Sud Express
Embarcámos em Vitória-Gasteiz e
não sabíamos nada um do outro. Como sempre, armei-me de silêncio e de um livro
para garantir uma viagem tranquila. Por timidez (?) falo cada vez menos com
estranhos, mas com ele não foi assim. Com somente seis palavras em castelhano
já havíamos percebido que éramos brasileiros. Deixei-lhe que escolhesse a liteira. Ele me disse que qualquer uma
estava bem. Instalei-me e já me preparava para continuar com a leitura do livro
Os demónios, de Dostoiévsky, quando inesperadamente sem se aperceber que eu
tinha o livro nas mãos, ele começou a me contar a sua história utilizando o
idioma de Riobaldo. Então parei o que ia fazer e ouvi, com a mesma atenção que
pretendia dedicar à história dos revolucionários russos do século XIX, a
narração daquele rapaz saído do interior das Minas Gerais para “ganhá mundo” e
encontrar um lugar só seu no meio de tanta indelicadeza
globalizada.
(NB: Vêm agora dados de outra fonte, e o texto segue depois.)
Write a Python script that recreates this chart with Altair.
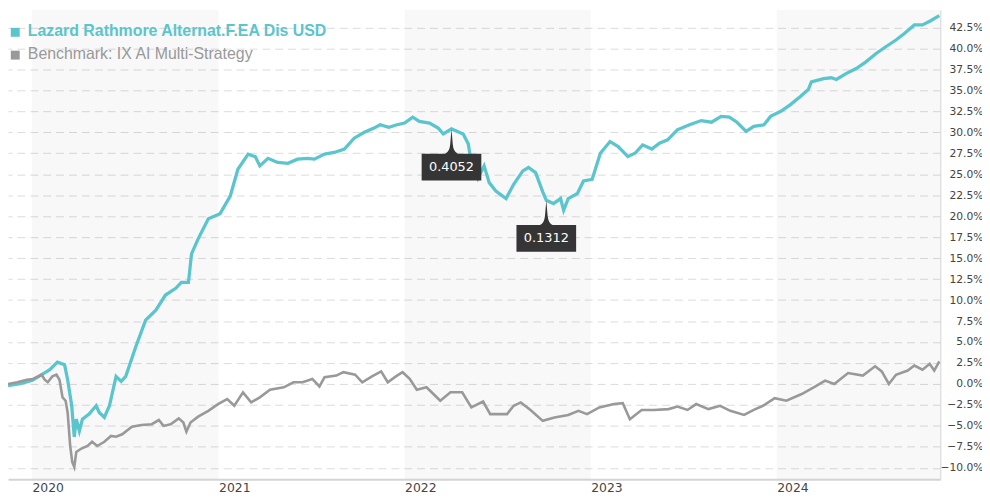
import altair as alt
import pandas as pd

# ---------------- data ----------------
fund_name = "Lazard Rathmore Alternat.F.EA Dis USD"
bench_name = "Benchmark: IX AI Multi-Strategy"

fund_dates = [
    "2019-11-15", "2019-12-09", "2020-01-01", "2020-01-17", "2020-02-05", "2020-02-20",
    "2020-03-05", "2020-03-11", "2020-03-19", "2020-03-24", "2020-03-28", "2020-04-03",
    "2020-04-09", "2020-04-22", "2020-05-06", "2020-05-12", "2020-05-22", "2020-06-01",
    "2020-06-14", "2020-06-24", "2020-07-03", "2020-07-23", "2020-08-11", "2020-08-31",
    "2020-09-19", "2020-10-09", "2020-10-20", "2020-11-03", "2020-11-09", "2020-11-22",
    "2020-12-12", "2021-01-04", "2021-01-24", "2021-02-08", "2021-02-28", "2021-03-14",
    "2021-03-23", "2021-04-08", "2021-04-27", "2021-05-17", "2021-06-05", "2021-06-25",
    "2021-07-08", "2021-07-28", "2021-08-16", "2021-09-05", "2021-09-24", "2021-10-14",
    "2021-11-02", "2021-11-14", "2021-12-01", "2021-12-17", "2022-01-01", "2022-01-17",
    "2022-01-30", "2022-02-19", "2022-03-08", "2022-03-18", "2022-04-03", "2022-04-26",
    "2022-05-06", "2022-05-10", "2022-05-25", "2022-06-06", "2022-06-16", "2022-06-29",
    "2022-07-19", "2022-08-03", "2022-08-21", "2022-09-01", "2022-09-15", "2022-09-29",
    "2022-10-06", "2022-10-20", "2022-11-03", "2022-11-09", "2022-11-18", "2022-12-06",
    "2022-12-18", "2023-01-04", "2023-01-20", "2023-02-08", "2023-02-24", "2023-03-15",
    "2023-03-29", "2023-04-13", "2023-05-01", "2023-05-16", "2023-06-01", "2023-06-20",
    "2023-07-14", "2023-08-06", "2023-08-26", "2023-09-14", "2023-09-30", "2023-10-15",
    "2023-11-02", "2023-11-17", "2023-12-07", "2023-12-20", "2024-01-09", "2024-01-28",
    "2024-02-17", "2024-03-03", "2024-03-09", "2024-04-02", "2024-04-17", "2024-04-27",
    "2024-05-16", "2024-06-05", "2024-06-24", "2024-07-14", "2024-08-02", "2024-08-22",
    "2024-09-08", "2024-09-27", "2024-10-13", "2024-10-29", "2024-11-15",
]
fund_values = [
    -0.2, 0.05, 0.4, 1.0, 1.7, 2.6,
    2.3, 0.5, -2.6, -6.3, -4.2, -5.6,
    -4.2, -3.6, -2.6, -3.4, -4.0, -2.6,
    0.9, 0.3, 0.9, 4.5, 7.6, 8.8,
    10.6, 11.4, 12.1, 12.1, 15.5, 17.3,
    19.7, 20.3, 22.4, 25.6, 27.4, 27.1,
    26.0, 26.9, 26.4, 26.3, 26.8, 26.9,
    26.8, 27.4, 27.6, 28.0, 29.3, 30.0,
    30.5, 30.9, 30.6, 30.9, 31.1, 31.8,
    31.3, 31.1, 30.5, 29.8, 30.4, 29.8,
    28.6, 27.0, 24.5, 26.0, 24.0, 23.0,
    22.1, 23.8, 25.4, 25.8, 25.2, 22.9,
    21.9, 21.5, 22.1, 20.7, 22.1, 22.7,
    24.2, 24.4, 27.5, 28.9, 28.3, 27.1,
    27.5, 28.5, 28.0, 28.7, 29.1, 30.3,
    30.9, 31.4, 31.2, 31.9, 31.8, 31.2,
    30.1, 30.7, 30.9, 31.9, 32.5, 33.3,
    34.3, 35.1, 36.0, 36.4, 36.5, 36.3,
    37.0, 37.6, 38.4, 39.4, 40.2, 41.0,
    41.8, 42.8, 42.8, 43.3, 43.9,
]

bench_dates = [
    "2019-11-15", "2019-12-03", "2019-12-22", "2020-01-03", "2020-01-20", "2020-01-26",
    "2020-02-01", "2020-02-10", "2020-02-18", "2020-02-24", "2020-03-01", "2020-03-07",
    "2020-03-11", "2020-03-16", "2020-03-20", "2020-03-24", "2020-03-28", "2020-04-07",
    "2020-04-19", "2020-04-28", "2020-05-08", "2020-05-22", "2020-06-04", "2020-06-14",
    "2020-06-26", "2020-07-15", "2020-08-03", "2020-08-23", "2020-09-06", "2020-09-15",
    "2020-09-29", "2020-10-15", "2020-10-24", "2020-10-30", "2020-11-07", "2020-11-22",
    "2020-12-12", "2020-12-31", "2021-01-18", "2021-02-01", "2021-02-18", "2021-03-06",
    "2021-03-23", "2021-04-12", "2021-05-09", "2021-05-28", "2021-06-15", "2021-07-04",
    "2021-07-18", "2021-07-28", "2021-08-20", "2021-09-03", "2021-09-26", "2021-10-10",
    "2021-10-29", "2021-11-16", "2021-11-29", "2021-12-15", "2021-12-28", "2022-01-11",
    "2022-01-25", "2022-02-13", "2022-03-12", "2022-04-01", "2022-04-24", "2022-05-12",
    "2022-06-04", "2022-06-18", "2022-07-21", "2022-08-03", "2022-08-17", "2022-09-05",
    "2022-09-29", "2022-10-22", "2022-11-18", "2022-12-08", "2022-12-25", "2023-01-18",
    "2023-02-16", "2023-03-05", "2023-03-19", "2023-04-11", "2023-05-05", "2023-06-03",
    "2023-06-20", "2023-07-10", "2023-07-27", "2023-08-20", "2023-09-12", "2023-10-02",
    "2023-10-29", "2023-11-17", "2023-12-05", "2023-12-28", "2024-01-20", "2024-02-19",
    "2024-03-17", "2024-04-05", "2024-04-23", "2024-05-20", "2024-06-18", "2024-07-12",
    "2024-07-25", "2024-08-08", "2024-08-22", "2024-09-14", "2024-09-27", "2024-10-13",
    "2024-10-27", "2024-11-05", "2024-11-15",
]
bench_values = [
    0.0, 0.2, 0.5, 0.6, 1.1, 0.5,
    0.2, 0.9, 1.1, 0.5, -1.6, -2.0,
    -3.4, -7.4, -9.3, -9.9, -8.1, -7.7,
    -7.4, -6.9, -7.4, -6.9, -6.2, -6.3,
    -6.0, -5.1, -4.9, -4.8, -4.3, -5.0,
    -4.8, -4.1, -4.6, -5.7, -4.6, -3.9,
    -3.2, -2.4, -1.8, -2.6, -1.0, -2.2,
    -1.6, -0.7, -0.4, 0.2, 0.2, 0.6,
    -0.3, 0.8, 1.0, 1.4, 1.1, 0.2,
    0.9, 1.5, 0.2, 0.9, 1.4, 0.6,
    -0.7, -0.4, -2.0, -1.0, -1.0, -2.8,
    -2.1, -3.6, -3.6, -2.6, -2.2, -3.1,
    -4.4, -4.0, -3.7, -3.2, -3.6, -2.8,
    -2.4, -2.3, -4.2, -3.1, -3.1, -3.0,
    -2.7, -3.1, -2.4, -3.0, -2.6, -3.2,
    -3.7, -3.1, -2.6, -1.7, -2.0, -1.2,
    -0.3, 0.4, 0.0, 1.3, 1.0, 2.1,
    1.5, 0.0, 1.1, 1.6, 2.2, 1.7,
    2.4, 1.6, 2.7,
]

band_starts = ["2020-01-01", "2022-01-01", "2024-01-01"]
band_ends = ["2021-01-01", "2023-01-01", "2024-11-17"]

ann_dates = ["2022-04-03", "2022-10-06"]
ann_values = [30.4, 21.9]
ann_labels = ["0.4052", "0.1312"]

year_ticks = [2020, 2021, 2022, 2023, 2024]
y_ticks = [-10.0, -7.5, -5.0, -2.5, 0.0, 2.5, 5.0, 7.5, 10.0, 12.5, 15.0, 17.5, 20.0,
           22.5, 25.0, 27.5, 30.0, 32.5, 35.0, 37.5, 40.0, 42.5]
y_domain = [-11.35, 44.58]

TEAL = "#5bc5cd"
GRAY = "#999999"
FONT = "DejaVu Sans"

# ---------------- tables ----------------
fund_df = pd.DataFrame({"date": pd.to_datetime(fund_dates), "value": fund_values})
bench_df = pd.DataFrame({"date": pd.to_datetime(bench_dates), "value": bench_values})
band_df = pd.DataFrame({"start": pd.to_datetime(band_starts), "end": pd.to_datetime(band_ends)})
ann_df = pd.DataFrame({"date": pd.to_datetime(ann_dates), "value": ann_values, "label": ann_labels})

x_scale = alt.Scale(domain=[alt.DateTime(year=2019, month=11, date=15),
                            alt.DateTime(year=2024, month=11, date=17)], nice=False)
y_scale = alt.Scale(domain=y_domain, nice=False, zero=False)

x_axis = alt.Axis(values=[alt.DateTime(year=y, month=1, date=1) for y in year_ticks],
                  format="%Y", labelAlign="left", labelBaseline="alphabetic",
                  labelPadding=12, ticks=False, tickSize=0, grid=False,
                  domainColor="#d4d4d4", domainWidth=2, labelFont=FONT,
                  labelFontSize=12.5, labelColor="#444444", title=None,
                  labelFlush=False, labelOverlap=False)
y_axis = alt.Axis(orient="right", values=y_ticks,
                  labelExpr="format(datum.value, '.1f') + '%'",
                  labelAlign="right", labelPadding=43, ticks=False, tickSize=0,
                  grid=True, gridColor="#dcdcdc", gridDash=[8, 5], gridWidth=1,
                  domainColor="#d4d4d4", labelFont=FONT, labelFontSize=10.8,
                  labelColor="#444444", title=None, labelOverlap=False,
                  labelFlush=False)

X_DATE = alt.X("date:T", scale=x_scale, axis=x_axis)
Y_VAL = alt.Y("value:Q", scale=y_scale, axis=y_axis)

bands = alt.Chart(band_df).mark_rect(color="#000000", opacity=0.028).encode(
    x=alt.X("start:T", scale=x_scale, axis=x_axis),
    x2="end:T",
)

fund_line = alt.Chart(fund_df).mark_line(color=TEAL, strokeWidth=3.3, clip=True).encode(
    x=X_DATE, y=Y_VAL,
)
bench_line = alt.Chart(bench_df).mark_line(color=GRAY, strokeWidth=2.6, clip=True).encode(
    x=X_DATE, y=Y_VAL,
)

callout_path = ("M0,-0.78 L0.04,-0.3 Q0.06,-0.06 0.2,0 L0.94,0 L0.94,0.84 "
                "L-0.94,0.84 L-0.94,0 L-0.2,0 Q-0.06,-0.06 -0.04,-0.3 Z")
ann_box = alt.Chart(ann_df).mark_point(
    shape=callout_path, size=4096, filled=True, fill="#353535", opacity=1,
    strokeWidth=0, yOffset=25,
).encode(x=X_DATE, y=Y_VAL)
ann_text = alt.Chart(ann_df).mark_text(
    color="#ffffff", font=FONT, fontSize=13, baseline="middle", align="center",
    yOffset=38.5,
).encode(x=X_DATE, y=Y_VAL, text="label:N")

legend_df = pd.DataFrame({"name": [fund_name, bench_name]})
leg_sq1 = alt.Chart(legend_df.iloc[[0]]).mark_square(size=81, color=TEAL, opacity=1).encode(
    x=alt.value(7.3), y=alt.value(22.5))
leg_sq2 = alt.Chart(legend_df.iloc[[1]]).mark_square(size=81, color=GRAY, opacity=1).encode(
    x=alt.value(7.3), y=alt.value(45.5))
leg_t1 = alt.Chart(legend_df.iloc[[0]]).mark_text(
    color=TEAL, font="Liberation Sans", fontSize=16, fontWeight="bold",
    align="left", baseline="alphabetic").encode(
    x=alt.value(20), y=alt.value(26.5), text="name:N")
leg_t2 = alt.Chart(legend_df.iloc[[1]]).mark_text(
    color=GRAY, font="Liberation Sans", fontSize=16, align="left",
    baseline="alphabetic").encode(
    x=alt.value(20), y=alt.value(49.5), text="name:N")

chart = alt.layer(
    bands, fund_line, bench_line, ann_box, ann_text,
    leg_sq1, leg_sq2, leg_t1, leg_t2,
).properties(
    width=940, height=473,
    autosize=alt.AutoSizeParams(type="none"),
    padding={"left": 0, "top": 0, "right": 42, "bottom": 19},
).configure_view(stroke=None).configure_axis(labelOverlap=False)

chart.save("out.html", embed_options={"renderer": "svg", "actions": False})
Dizia-me: “Eu nem sabia o que era passaporte. Tinha umas trampa
pra ir pros Estados Unidos e vim pará no Portugal e depois Espanha.”
Acrescentou que foi muito difícil aprender a suportar a grosseria dos chefes,
falou da depressão do seu irmão que voltou ao Brasil e que sua mulher,
paraguaia, para a semana que vem já ia obter a nacionalidade espanhola. Mas que
abandonava tudo e voltava para o Brasil. Imediatamente pensei num amigo romeno
onde o tudo que tinha depois de quatorze anos em Portugal cabia numa mala. Meu
companheiro de viagem sorriu e me disse que a situação no Brasil estava melhor,
“mas gosto tanto da Espanha”, e completou com essa frase o quadro de
contradições em que esteve prisioneiro. Querer ir e ficar, quem é que nunca
passou por isso?
Neste momento, comentei-lhe sobre
a dificuldade que enfrentamos na regularização dos papeis e que se calhar era mesmo
melhor voltar ao Brasil. Mas disse isso um pouco para não deixá-lo sozinho e,
logo em seguida, deslizei o meu olhar para a página 426 do livro. Hora e meia
depois disse-lhe boa noite e sonhei que voltava a uma dessas terras que só
temos nos sonhos.
Às 07h15 o comboio chegava à
estação do Oriente onde ele descia. Ao despedirmo-nos, disse-lhe que daria uma
grande alegria à sua mãe que o esperava no interior de Minas, eu que quase
nunca telefono para a minha mãe. Ao vê-lo descer, sozinho, com o seu “tudo”
dentro da mochila, pensei em como vou, aos poucos, me desumanizando das pessoas
e entregando a minha delicadeza aos livros. Dei-me conta disso agora que
escrevo, porque sequer tive a amabilidade de lhe perguntar o seu nome, e
dizer-lhe o meu.
Amanhã o meu jovem Riobaldo já
estará entre os seus, e sobre mim somente me resta o céu de Lisboa.